#### WHAT THE TASK REQUIRES:
Print exactly the lines that run from the line containing "Generate a Python" to the line containing "ax = fig.add_axes([0.0879, 0.1763, 0.7188, 0.7831])", both included, and nothing else; pictures stay out.

#### MATERIAL FOR THIS TASK:

* * * *

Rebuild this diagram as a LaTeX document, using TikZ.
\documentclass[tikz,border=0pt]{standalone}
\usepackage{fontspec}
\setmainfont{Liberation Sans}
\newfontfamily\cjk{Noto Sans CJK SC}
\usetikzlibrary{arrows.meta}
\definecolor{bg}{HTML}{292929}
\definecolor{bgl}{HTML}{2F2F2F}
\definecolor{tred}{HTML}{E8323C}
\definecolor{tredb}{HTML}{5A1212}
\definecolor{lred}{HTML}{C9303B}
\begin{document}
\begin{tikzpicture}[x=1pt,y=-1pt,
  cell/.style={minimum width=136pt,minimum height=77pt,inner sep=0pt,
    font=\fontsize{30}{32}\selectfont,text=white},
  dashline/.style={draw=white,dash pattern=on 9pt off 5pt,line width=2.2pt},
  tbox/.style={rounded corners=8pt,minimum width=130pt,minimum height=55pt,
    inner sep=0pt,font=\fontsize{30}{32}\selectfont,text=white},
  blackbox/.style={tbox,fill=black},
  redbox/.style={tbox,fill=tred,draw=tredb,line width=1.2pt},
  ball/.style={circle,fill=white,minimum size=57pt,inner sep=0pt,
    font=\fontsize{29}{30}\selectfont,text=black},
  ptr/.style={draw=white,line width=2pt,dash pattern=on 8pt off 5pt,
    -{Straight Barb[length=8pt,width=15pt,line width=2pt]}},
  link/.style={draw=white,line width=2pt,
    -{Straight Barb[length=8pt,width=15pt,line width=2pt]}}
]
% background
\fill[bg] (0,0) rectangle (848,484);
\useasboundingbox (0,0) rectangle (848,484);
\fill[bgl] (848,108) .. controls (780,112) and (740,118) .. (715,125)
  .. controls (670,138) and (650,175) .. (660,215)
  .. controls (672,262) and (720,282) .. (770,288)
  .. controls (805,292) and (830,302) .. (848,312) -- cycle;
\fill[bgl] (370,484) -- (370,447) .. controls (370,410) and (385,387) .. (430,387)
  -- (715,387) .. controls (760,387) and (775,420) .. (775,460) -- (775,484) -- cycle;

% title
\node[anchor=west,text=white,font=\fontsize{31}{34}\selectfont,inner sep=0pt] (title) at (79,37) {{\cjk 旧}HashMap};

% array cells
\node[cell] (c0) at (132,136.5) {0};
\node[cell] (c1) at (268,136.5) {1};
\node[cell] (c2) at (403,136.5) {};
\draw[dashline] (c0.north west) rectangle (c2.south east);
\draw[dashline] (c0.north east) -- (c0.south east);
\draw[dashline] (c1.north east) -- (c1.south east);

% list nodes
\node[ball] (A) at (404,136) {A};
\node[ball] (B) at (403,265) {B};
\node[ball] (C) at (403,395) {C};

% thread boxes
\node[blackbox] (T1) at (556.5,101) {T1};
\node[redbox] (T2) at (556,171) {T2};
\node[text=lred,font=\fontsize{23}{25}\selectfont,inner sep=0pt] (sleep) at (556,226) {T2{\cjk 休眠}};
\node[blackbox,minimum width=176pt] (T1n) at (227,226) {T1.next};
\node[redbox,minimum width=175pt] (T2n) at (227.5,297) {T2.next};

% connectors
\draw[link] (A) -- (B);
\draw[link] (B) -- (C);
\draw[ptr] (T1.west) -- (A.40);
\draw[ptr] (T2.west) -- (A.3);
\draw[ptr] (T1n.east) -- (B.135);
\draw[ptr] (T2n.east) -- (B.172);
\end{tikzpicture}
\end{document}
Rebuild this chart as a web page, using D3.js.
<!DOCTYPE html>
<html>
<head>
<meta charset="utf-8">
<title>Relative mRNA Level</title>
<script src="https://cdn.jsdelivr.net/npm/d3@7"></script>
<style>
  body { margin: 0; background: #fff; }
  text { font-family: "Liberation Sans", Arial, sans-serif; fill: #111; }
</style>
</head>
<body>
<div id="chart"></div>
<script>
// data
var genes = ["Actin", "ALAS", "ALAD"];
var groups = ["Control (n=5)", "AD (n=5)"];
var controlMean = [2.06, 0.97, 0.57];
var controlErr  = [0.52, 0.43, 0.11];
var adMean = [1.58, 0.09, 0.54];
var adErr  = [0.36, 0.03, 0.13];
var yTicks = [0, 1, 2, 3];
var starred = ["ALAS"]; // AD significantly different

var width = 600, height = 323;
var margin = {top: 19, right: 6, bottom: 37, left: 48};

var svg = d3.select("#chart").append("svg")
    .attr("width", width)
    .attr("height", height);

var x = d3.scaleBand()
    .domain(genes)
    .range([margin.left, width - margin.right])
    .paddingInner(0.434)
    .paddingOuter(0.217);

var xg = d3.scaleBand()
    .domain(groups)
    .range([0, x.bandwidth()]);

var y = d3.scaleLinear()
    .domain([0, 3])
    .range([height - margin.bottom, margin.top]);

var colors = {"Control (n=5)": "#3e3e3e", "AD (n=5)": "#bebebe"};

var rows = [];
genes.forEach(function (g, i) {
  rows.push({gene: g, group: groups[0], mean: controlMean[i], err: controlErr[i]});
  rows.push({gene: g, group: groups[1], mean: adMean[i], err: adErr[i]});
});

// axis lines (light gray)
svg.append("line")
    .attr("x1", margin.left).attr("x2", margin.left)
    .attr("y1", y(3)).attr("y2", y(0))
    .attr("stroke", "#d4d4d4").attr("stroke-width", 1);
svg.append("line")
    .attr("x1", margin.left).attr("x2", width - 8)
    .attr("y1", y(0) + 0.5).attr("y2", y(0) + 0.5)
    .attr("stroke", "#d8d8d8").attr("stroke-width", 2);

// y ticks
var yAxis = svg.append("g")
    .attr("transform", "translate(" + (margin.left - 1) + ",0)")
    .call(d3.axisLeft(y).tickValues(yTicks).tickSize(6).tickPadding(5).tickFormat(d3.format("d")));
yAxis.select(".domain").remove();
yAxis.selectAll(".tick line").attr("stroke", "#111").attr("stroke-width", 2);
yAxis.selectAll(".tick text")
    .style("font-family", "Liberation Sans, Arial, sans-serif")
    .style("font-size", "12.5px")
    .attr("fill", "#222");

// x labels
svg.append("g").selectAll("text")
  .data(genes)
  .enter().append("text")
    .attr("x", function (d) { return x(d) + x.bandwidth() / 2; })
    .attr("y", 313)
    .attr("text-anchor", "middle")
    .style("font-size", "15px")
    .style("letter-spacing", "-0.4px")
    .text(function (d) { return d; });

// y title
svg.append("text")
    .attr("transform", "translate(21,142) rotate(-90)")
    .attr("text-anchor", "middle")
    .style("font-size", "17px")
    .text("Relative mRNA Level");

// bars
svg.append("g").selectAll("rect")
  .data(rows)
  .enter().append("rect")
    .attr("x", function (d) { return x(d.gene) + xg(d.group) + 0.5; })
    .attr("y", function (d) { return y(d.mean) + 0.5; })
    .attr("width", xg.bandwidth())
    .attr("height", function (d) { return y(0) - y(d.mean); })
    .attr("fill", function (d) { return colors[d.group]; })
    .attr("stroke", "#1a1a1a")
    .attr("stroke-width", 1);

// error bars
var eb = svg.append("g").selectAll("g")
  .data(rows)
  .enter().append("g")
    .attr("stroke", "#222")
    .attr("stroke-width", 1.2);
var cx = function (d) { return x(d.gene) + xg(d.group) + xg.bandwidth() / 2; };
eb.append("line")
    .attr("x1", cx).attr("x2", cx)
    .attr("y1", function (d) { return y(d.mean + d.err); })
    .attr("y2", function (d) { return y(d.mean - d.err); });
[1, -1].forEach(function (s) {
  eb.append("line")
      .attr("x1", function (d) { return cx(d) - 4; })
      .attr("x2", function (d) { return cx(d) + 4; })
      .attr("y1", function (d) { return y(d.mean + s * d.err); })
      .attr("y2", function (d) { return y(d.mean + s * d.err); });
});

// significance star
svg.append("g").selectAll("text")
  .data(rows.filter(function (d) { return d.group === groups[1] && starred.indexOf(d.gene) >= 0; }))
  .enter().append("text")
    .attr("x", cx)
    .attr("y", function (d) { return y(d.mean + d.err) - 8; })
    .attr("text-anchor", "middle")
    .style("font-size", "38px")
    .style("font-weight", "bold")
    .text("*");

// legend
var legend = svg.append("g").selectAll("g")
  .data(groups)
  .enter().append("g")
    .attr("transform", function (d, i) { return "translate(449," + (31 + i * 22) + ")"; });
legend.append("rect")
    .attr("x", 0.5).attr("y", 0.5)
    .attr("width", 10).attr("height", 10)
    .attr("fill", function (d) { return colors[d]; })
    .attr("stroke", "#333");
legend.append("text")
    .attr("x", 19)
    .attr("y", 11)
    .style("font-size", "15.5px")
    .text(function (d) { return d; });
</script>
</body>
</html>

* * * *

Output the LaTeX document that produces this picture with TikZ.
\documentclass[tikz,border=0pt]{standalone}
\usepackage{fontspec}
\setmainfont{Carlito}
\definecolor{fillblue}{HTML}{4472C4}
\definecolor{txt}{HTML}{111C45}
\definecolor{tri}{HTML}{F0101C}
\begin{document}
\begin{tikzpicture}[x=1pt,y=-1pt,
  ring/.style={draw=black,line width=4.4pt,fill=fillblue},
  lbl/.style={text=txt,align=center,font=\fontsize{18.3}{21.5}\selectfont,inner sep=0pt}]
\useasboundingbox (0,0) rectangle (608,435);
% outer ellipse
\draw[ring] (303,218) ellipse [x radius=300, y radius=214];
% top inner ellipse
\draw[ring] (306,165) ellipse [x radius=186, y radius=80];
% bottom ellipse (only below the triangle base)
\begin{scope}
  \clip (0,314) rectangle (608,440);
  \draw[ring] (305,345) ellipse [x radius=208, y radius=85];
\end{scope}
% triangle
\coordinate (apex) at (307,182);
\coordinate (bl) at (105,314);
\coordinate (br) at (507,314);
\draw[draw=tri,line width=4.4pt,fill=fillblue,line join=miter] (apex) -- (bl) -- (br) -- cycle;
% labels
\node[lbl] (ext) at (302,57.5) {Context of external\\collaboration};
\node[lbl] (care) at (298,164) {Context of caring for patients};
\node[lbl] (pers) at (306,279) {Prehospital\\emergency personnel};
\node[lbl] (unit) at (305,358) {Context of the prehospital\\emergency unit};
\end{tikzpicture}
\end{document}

* * * *

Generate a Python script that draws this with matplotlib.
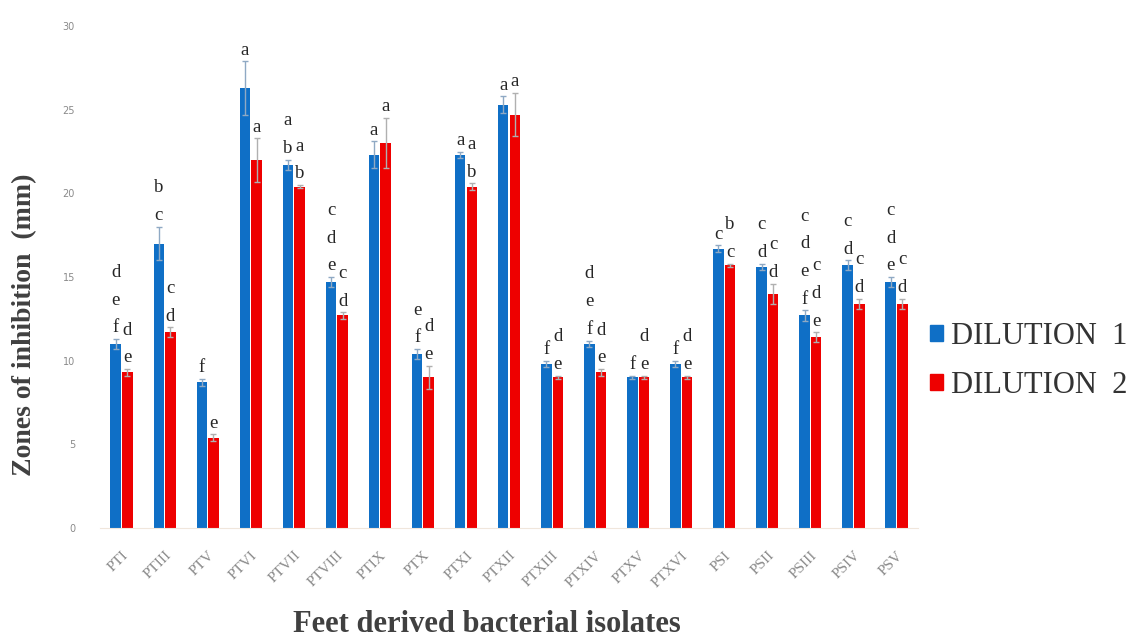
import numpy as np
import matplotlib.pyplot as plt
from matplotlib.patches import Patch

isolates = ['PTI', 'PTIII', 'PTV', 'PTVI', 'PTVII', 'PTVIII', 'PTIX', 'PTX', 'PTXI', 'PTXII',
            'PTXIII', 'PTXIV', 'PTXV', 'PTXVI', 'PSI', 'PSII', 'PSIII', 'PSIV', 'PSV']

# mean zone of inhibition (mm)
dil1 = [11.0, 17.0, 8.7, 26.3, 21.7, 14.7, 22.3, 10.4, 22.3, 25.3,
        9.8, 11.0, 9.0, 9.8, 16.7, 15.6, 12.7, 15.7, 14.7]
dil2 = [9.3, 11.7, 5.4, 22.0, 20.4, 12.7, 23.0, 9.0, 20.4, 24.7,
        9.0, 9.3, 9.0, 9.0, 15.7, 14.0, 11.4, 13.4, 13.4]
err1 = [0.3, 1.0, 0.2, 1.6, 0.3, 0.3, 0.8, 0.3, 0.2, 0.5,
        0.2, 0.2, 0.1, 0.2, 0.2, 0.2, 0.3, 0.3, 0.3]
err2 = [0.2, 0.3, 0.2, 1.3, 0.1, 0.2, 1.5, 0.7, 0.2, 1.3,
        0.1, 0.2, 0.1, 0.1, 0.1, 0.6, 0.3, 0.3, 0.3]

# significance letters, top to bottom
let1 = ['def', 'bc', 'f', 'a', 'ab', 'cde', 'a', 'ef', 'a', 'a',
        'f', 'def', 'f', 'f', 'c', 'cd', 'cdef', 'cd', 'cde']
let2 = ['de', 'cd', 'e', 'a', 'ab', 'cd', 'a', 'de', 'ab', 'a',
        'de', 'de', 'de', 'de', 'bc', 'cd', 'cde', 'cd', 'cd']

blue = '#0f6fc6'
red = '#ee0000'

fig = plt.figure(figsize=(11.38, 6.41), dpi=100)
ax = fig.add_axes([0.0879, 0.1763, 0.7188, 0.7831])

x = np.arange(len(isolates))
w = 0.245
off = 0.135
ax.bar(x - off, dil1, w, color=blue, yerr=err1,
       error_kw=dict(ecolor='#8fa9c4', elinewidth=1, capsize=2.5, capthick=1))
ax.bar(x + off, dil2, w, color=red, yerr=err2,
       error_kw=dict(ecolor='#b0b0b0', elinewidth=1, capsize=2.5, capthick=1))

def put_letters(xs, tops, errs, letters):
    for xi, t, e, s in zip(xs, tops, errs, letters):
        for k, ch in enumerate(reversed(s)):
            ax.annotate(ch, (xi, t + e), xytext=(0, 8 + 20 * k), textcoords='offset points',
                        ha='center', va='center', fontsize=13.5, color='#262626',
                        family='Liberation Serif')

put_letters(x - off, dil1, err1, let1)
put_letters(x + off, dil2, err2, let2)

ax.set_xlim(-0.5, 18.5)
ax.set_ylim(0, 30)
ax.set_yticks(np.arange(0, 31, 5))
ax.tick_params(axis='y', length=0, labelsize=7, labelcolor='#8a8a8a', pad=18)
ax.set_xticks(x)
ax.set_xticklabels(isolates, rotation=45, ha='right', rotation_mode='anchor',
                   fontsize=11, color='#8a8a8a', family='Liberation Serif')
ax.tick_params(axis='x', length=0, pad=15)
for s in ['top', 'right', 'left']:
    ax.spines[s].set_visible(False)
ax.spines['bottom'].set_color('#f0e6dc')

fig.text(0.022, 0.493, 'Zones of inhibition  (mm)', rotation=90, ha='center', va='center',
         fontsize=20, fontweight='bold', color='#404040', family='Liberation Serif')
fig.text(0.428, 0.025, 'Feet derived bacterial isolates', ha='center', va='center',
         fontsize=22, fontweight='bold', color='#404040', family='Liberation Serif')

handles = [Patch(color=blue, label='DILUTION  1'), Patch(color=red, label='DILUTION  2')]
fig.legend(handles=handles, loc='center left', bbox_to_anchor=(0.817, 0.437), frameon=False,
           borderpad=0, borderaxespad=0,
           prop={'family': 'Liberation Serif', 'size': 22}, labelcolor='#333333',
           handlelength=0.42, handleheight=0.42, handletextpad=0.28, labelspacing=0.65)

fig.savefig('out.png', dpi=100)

* * * *

#### WORKED ANSWER:
Generate a Python script that draws this with matplotlib.
import numpy as np
import matplotlib.pyplot as plt
from matplotlib.patches import Patch

isolates = ['PTI', 'PTIII', 'PTV', 'PTVI', 'PTVII', 'PTVIII', 'PTIX', 'PTX', 'PTXI', 'PTXII',
            'PTXIII', 'PTXIV', 'PTXV', 'PTXVI', 'PSI', 'PSII', 'PSIII', 'PSIV', 'PSV']

# mean zone of inhibition (mm)
dil1 = [11.0, 17.0, 8.7, 26.3, 21.7, 14.7, 22.3, 10.4, 22.3, 25.3,
        9.8, 11.0, 9.0, 9.8, 16.7, 15.6, 12.7, 15.7, 14.7]
dil2 = [9.3, 11.7, 5.4, 22.0, 20.4, 12.7, 23.0, 9.0, 20.4, 24.7,
        9.0, 9.3, 9.0, 9.0, 15.7, 14.0, 11.4, 13.4, 13.4]
err1 = [0.3, 1.0, 0.2, 1.6, 0.3, 0.3, 0.8, 0.3, 0.2, 0.5,
        0.2, 0.2, 0.1, 0.2, 0.2, 0.2, 0.3, 0.3, 0.3]
err2 = [0.2, 0.3, 0.2, 1.3, 0.1, 0.2, 1.5, 0.7, 0.2, 1.3,
        0.1, 0.2, 0.1, 0.1, 0.1, 0.6, 0.3, 0.3, 0.3]

# significance letters, top to bottom
let1 = ['def', 'bc', 'f', 'a', 'ab', 'cde', 'a', 'ef', 'a', 'a',
        'f', 'def', 'f', 'f', 'c', 'cd', 'cdef', 'cd', 'cde']
let2 = ['de', 'cd', 'e', 'a', 'ab', 'cd', 'a', 'de', 'ab', 'a',
        'de', 'de', 'de', 'de', 'bc', 'cd', 'cde', 'cd', 'cd']

blue = '#0f6fc6'
red = '#ee0000'

fig = plt.figure(figsize=(11.38, 6.41), dpi=100)
ax = fig.add_axes([0.0879, 0.1763, 0.7188, 0.7831])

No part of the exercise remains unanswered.